• **GIVEN REQUEST**
Output, please, exactly those lines of the listing that come before the line with "from matplotlib.ticker import", along with that line itself.

• **DATASET EXCERPT**
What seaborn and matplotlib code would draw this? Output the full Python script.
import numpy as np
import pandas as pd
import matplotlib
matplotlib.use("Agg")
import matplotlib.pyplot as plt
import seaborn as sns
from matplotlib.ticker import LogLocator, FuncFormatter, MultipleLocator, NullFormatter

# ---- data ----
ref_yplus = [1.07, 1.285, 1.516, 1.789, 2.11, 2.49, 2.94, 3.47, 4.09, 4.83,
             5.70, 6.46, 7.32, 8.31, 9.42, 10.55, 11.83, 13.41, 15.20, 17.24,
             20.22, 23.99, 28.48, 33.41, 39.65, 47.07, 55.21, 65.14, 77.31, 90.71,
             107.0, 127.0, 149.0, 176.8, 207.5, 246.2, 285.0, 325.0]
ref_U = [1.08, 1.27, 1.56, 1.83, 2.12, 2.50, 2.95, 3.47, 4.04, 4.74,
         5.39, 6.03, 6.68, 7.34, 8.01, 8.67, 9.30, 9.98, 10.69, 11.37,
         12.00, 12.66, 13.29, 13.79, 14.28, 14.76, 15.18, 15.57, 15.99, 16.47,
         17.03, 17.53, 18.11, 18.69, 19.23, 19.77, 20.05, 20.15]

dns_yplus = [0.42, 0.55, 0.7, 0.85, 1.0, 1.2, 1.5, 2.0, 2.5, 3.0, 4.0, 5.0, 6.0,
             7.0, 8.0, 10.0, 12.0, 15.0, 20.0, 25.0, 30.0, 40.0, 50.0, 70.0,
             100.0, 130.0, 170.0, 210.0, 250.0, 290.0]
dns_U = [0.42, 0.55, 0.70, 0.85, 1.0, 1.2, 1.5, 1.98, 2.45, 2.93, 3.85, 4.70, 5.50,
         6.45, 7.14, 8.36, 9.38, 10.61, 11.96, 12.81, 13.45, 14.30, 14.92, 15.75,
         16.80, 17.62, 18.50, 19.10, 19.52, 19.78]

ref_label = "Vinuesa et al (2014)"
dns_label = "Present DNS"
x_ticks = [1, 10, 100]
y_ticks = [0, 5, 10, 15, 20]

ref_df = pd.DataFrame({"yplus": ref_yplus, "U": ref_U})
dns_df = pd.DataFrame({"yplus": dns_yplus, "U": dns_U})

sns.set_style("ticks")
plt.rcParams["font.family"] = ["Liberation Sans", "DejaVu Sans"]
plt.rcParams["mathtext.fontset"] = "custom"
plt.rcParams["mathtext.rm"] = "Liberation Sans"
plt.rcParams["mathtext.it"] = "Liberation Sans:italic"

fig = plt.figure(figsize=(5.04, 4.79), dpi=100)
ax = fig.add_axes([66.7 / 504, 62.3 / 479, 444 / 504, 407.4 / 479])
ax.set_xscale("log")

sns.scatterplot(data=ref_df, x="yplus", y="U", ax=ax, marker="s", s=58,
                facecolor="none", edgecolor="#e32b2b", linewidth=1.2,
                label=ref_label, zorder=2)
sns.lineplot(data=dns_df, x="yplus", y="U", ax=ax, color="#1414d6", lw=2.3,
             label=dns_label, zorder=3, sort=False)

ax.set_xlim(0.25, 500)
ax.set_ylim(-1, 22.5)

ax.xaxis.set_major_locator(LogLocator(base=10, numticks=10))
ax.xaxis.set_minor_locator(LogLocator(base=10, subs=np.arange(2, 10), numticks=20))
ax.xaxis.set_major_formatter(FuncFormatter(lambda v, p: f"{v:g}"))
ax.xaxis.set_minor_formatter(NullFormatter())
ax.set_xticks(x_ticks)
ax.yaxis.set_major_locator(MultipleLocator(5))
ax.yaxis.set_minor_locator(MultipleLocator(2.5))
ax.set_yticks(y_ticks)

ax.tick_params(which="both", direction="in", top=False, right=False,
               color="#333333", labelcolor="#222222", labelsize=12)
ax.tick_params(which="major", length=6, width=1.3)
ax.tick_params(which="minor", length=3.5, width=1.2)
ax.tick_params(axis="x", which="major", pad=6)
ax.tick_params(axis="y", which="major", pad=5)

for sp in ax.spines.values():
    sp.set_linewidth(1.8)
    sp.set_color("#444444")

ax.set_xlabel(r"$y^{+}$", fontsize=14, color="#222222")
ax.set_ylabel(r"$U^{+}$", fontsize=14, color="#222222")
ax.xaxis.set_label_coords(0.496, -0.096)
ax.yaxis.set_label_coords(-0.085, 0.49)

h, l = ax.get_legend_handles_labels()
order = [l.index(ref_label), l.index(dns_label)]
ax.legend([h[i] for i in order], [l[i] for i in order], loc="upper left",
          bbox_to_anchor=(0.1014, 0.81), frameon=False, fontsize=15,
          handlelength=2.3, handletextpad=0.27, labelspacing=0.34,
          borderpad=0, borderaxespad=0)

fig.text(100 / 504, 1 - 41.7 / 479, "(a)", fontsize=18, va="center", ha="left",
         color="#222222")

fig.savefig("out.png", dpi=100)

• **OUTPUT FOR THIS TASK**
What seaborn and matplotlib code would draw this? Output the full Python script.
import numpy as np
import pandas as pd
import matplotlib
matplotlib.use("Agg")
import matplotlib.pyplot as plt
import seaborn as sns
from matplotlib.ticker import LogLocator, FuncFormatter, MultipleLocator, NullFormatter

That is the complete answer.